Phase One of the project, which was completed in the spring of 2018, consisted of the demolition of 90 existing public housing units and the construction of 120 units in a combination of townhouse and mid rise buildings. The units are spread across four town homes containing 32 units and one mid-rise building containing 88 units and on-site property management offices. All 120 units will receive an operating subsidy – 75 percent of the units will receive state public housing operating subsidy and 25 percent of the units will receive project-based subsidy through the Massachusetts Rental Voucher Program. The Phase One project achieved Leadership in Energy and Environmental Design (LEED) Platinum certification.

Phase Two will include the demolition of 87 existing units in four buildings and the construction of 88 replacement state-funded public housing units in two townhouse buildings and one mid rise building. The redevelopment will also include improvements to the existing infrastructure and open spaces, and is anticipated to be completed in 2020.

“It is amazing to see the changes in our community since the completion of Phase One,” said resident Carol Johnson. “The residents of Orient Heights are pleased and enthusiastic about what is to follow with Phase Two.”

The Orient Heights public housing development is owned and managed by the BHA, which undertook a planning process in 2008, funded by DHCD, to consider redevelopment options for the site. The BHA commissioned a master plan with an overall design concept and established the goals for the site’s redevelopment-to transform the site into an attractive, energy-efficient and healthy housing community modeled on the successful transformations of previous public housing redevelopment efforts at sites such as West Broadway, Maverick, and Old Colony.

In January 2015, the BHA selected the development team of Trinity Financial and East Boston Community Development Corp. to work with BHA and DHCD and finalize a redevelopment strategy for the site. This development team will secure financing to implement the redevelopment, and will own and manage the buildings post-redevelopment. The BHA will continue to own the land and will lease it to Trinity.

“We look forward to continuing our work with Trinity Financial, our development partners, to revitalize the Orient Heights public housing community,” said BHA Administrator Bill McGonagle.

The total development cost for Orient Heights Phase Two will be approximately $51.6 million. The financing plan includes $19.4 million in private equity raised through an allocation of federal 4 percent Low-Income Housing Tax Credits; tax-exempt bonds for construction financing; $16.75 million in state public housing capital funds from BHA and DHCD; and $11.8M affordable housing resources from the City of Boston.

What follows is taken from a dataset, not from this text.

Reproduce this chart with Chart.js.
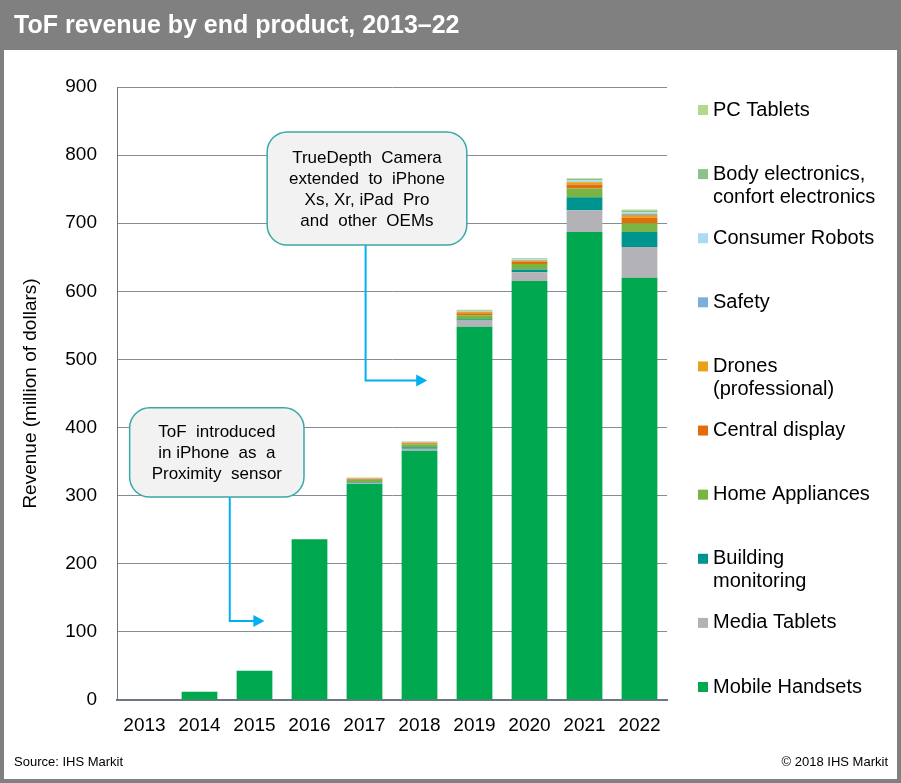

DHCD also provided $32.7 million in state public housing capital funds for Orient Heights Phase One.

“We are proud to support this transformational project that will benefit the residents of Orient Heights and the larger East Boston neighborhood, with our largest capital commitment ever of nearly $50 million for a state-aided public housing development,” said Housing and Community Development Undersecretary Janelle Chan. “I want to recognize Boston Housing Authority’s creative leadership, Trinity’s partnership, and the City of Boston’s unprecedented commitment of funds to make this project work.”

BHA and the development team continue to hold meetings with residents and the neighborhood, meetings with the Resident Task Force and various meetings with City and State officials. BHA, Trinity, and the East Boston Community Development Corp. will continue to meet with the residents and the broader neighborhood on an on-going basis throughout the project’s stages.

Current Phase Two residents of the site worked with a relocation team regarding which relocation options best meet their needs. Relocation options included moving to another BHA public housing development of their choice or moving to privately-owned housing with a state-subsidized Massachusetts Rental Voucher Program (MRVP). Residents may choose to return to the redeveloped site when construction is complete or remain in place after initial relocation.  

About the Boston Housing Authority
The Boston Housing Authority (BHA) is a public agency that provides subsidized housing to low and moderate income individuals and families. In addition to conventional public housing communities throughout Boston, BHA offers rental assistance programs. BHA receives federal and state funding in order to provide housing programs to individuals and families. BHA’s mission is to provide stable, quality affordable housing for low and moderate income persons; to deliver these services with integrity and mutual accountability; and to create living environments which serve as catalysts for the transformation from dependency to economic self-sufficiency.